Johnston // County Louth

School Boys

What is happening in the photo?

A group of school boys from Dundalk. The photograph was take circa 1912 – 1915.

The school, formerly known as Dundalk Christian Brothers School and currently known as Coláiste Rís (in honour of the Christian Brothers founder, Blessed Edmund Rice) is in the centre of Dundalk, in County Louth, which lies just on the Southern side of the border dividing the Republic of Ireland from the Northern counties. The school was established in 1869 by Brother Louis Yorke, and Yorke Street, where the school is situated, is named in honour of the work he undertook to help the young people of Dundalk.  John Philip Holland, inventor of the submarine, taught maths at the school. Christian Brothers Schools traditionally leaned towards nationalism, and Irish sports and language were championed.

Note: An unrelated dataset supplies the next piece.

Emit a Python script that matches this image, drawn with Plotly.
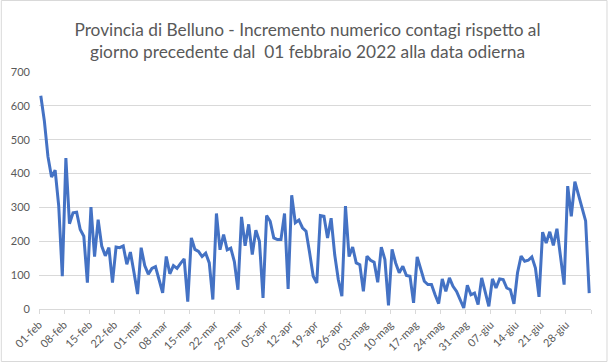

When the Irish Free State was established, the school switched to Irish as the language of instruction. 


In 1987, the school began to accept females students, when it was realised that there was no Irish speaking secondary school for girls in Dundalk. 



Album: Johnston // County Louth

Contributed by Don Johnston

Photographs contributed from the collection of Don Johnston.

This collection dates back to the wedding of Don’s grandparents, Patrick Johnston and Margaret Christina McKenna, in 1884, and includes a range of Carte de Visite photographs, which don’t often appear in private photography collections within Ireland.


The Johnston family lived on Crow Street in Dundalk, County Louth, and were a middle-class family of factory owners and financial professionals, which accounts for the amount, the quality, and the range of photographs in this collection. Until the emergence of the Kodak Box Brownie  – “You press the button, we do the rest” – photography was an expensive pursuit and beyond the means of the majority. (Although the earliest Brownie was released in 1900, the rise in the use of cameras in Ireland was a gradual one.) With the development of a cash economy in Ireland, home darkrooms, family photo albums, and visits to photography studios became a feature of middle class life.


The period between the late nineteenth and early twentieth centuries saw an increase in photographs of children, particularly within the emerging middle and upper classes; children had formerly been the subject of photographs mainly within larger family group shots. As photography became more affordable and attitudes towards children began to change, a new kind of portrait – the newborn, toddler, or young adult, often posing semi-formally in studio – can be seen.  This is the beginning of the family album as we recognise it now.


Don Johnston, album contributor, has himself worked as a professional photographer and taught for many years at Bush Post Primary School in Dundalk. He has a keen interest in local history and currently serves as the Vice-President of the County Louth Archeological and Historical Society.